The Real Reason Your Flight Gets Cancelled Has Nothing to Do With Weather

Weather is the first thing many travelers hear when a flight falls apart. But in the US, that explanation often hides a more complicated chain of operational problems.

Airline schedules run on tight margins, and one disruption can ripple across dozens of flights. That is why the real reason a cancellation happens is often tied to people, planes, and airport capacity, not just rain or storms.

Operations problems often trigger the final cancellation

Bor Jinson/Pexels
Bor Jinson/Pexels

Federal data has long shown that delays and cancellations are not caused by one issue alone. A late inbound aircraft, a crew timing out under federal rest rules, or a maintenance problem can turn a minor delay into a full cancellation by the end of the day.

Airlines do sometimes cite weather because it is part of the broader disruption picture. A storm in one city can knock aircraft and crews out of position nationwide, even where local skies are clear. For passengers, that can make a cancellation feel misleading, since the airport they are standing in may look perfectly fine.

Consumer advocates and aviation analysts have said that airlines also use broad categories that are hard for travelers to verify in the moment. The Department of Transportation requires carriers to report causes, but passengers usually see only a short gate announcement or app notice.

Staffing and air traffic control are major pressure points

Airman 1st Class Ericka Engblom./Wikimedia Commons
Airman 1st Class Ericka Engblom./Wikimedia Commons

One of the biggest non-weather factors is staffing, both inside airlines and inside the air traffic control system. The Federal Aviation Administration has repeatedly acknowledged controller shortages, especially at busy facilities in the Northeast and Florida, where traffic levels are high and small disruptions can spread quickly.

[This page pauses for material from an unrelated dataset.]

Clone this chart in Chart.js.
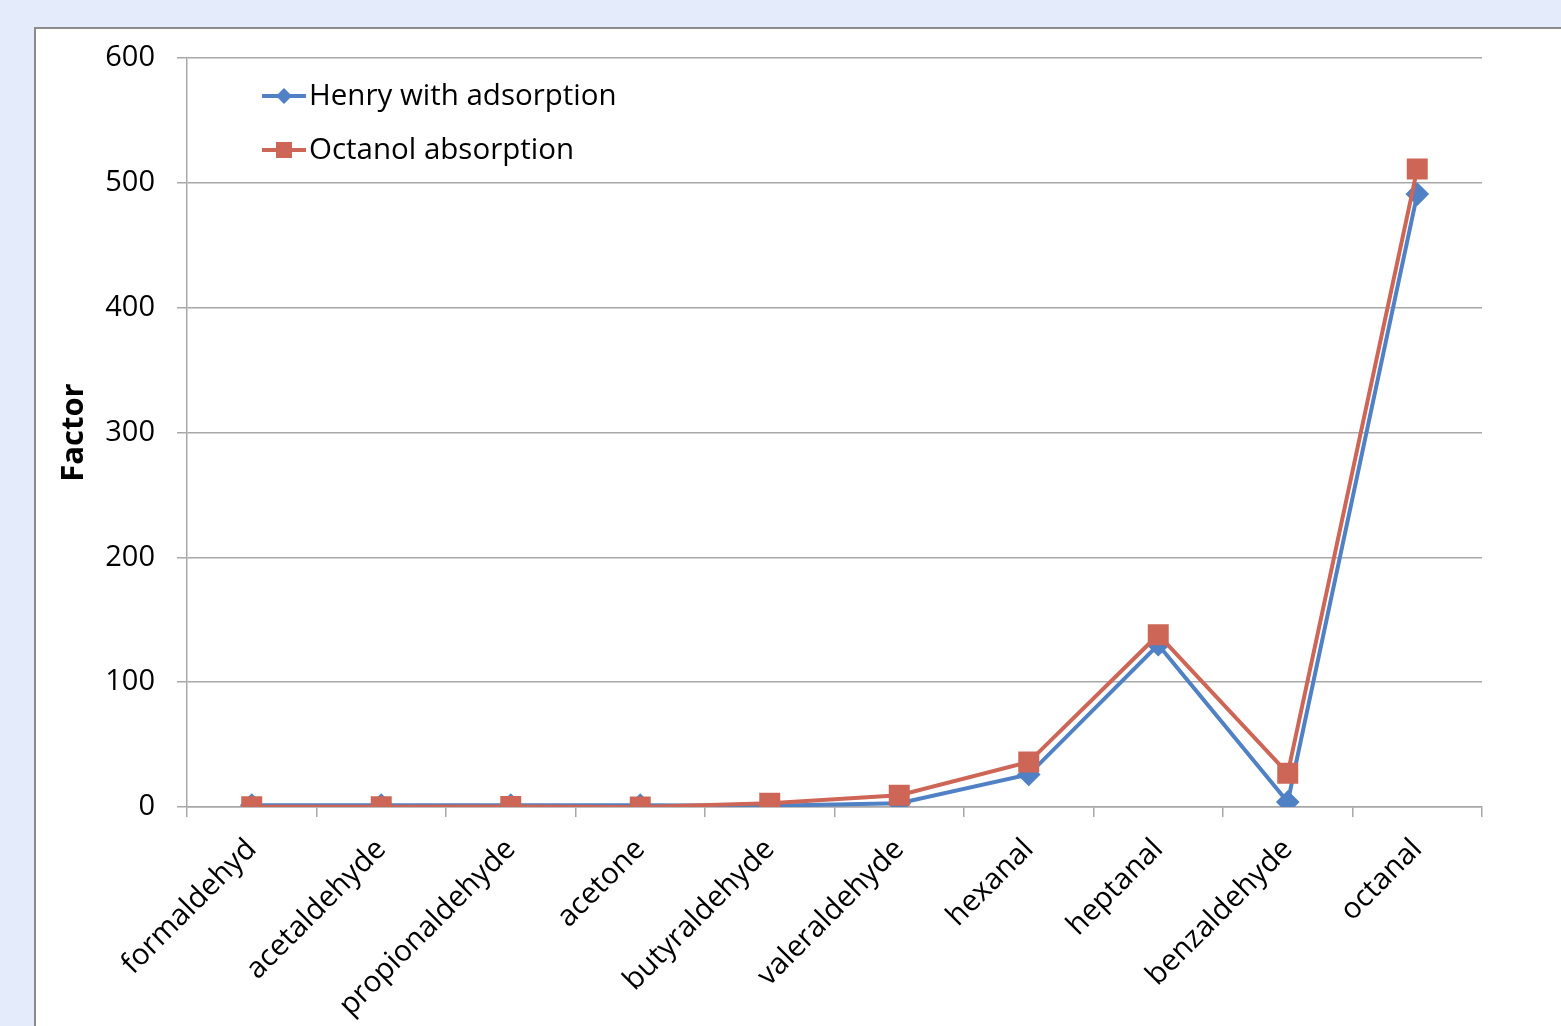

Airlines face their own staffing limits. If a crew reaches its legal duty limit after a long delay, the flight cannot depart until a replacement is found. During peak travel periods, that replacement may not be available.

Aircraft availability is another weak point. A mechanical issue on one plane can force a carrier to swap equipment, and if no spare aircraft is nearby, several later flights may be canceled to keep the rest of the network moving.

What travelers should know when a flight is called off

Pavel Danilyuk/Pexels
Pavel Danilyuk/Pexels

Why the cause matters is simple: it affects what help passengers can expect. If the problem is within the airline’s control, such as maintenance or staffing, major US carriers generally promise rebooking and often meal or hotel assistance under their customer service commitments.

If the disruption is blamed on weather or air traffic control, compensation is usually more limited. Travelers may still be entitled to a refund if they do not take the rebooked flight, but extra expenses are less likely to be covered.

That gap is why experts tell passengers to ask for the specific reason in writing, save app screenshots, and check the airline’s contract of carriage. The skies may get the blame, but more often the real story is an overloaded system with too little slack when something goes wrong.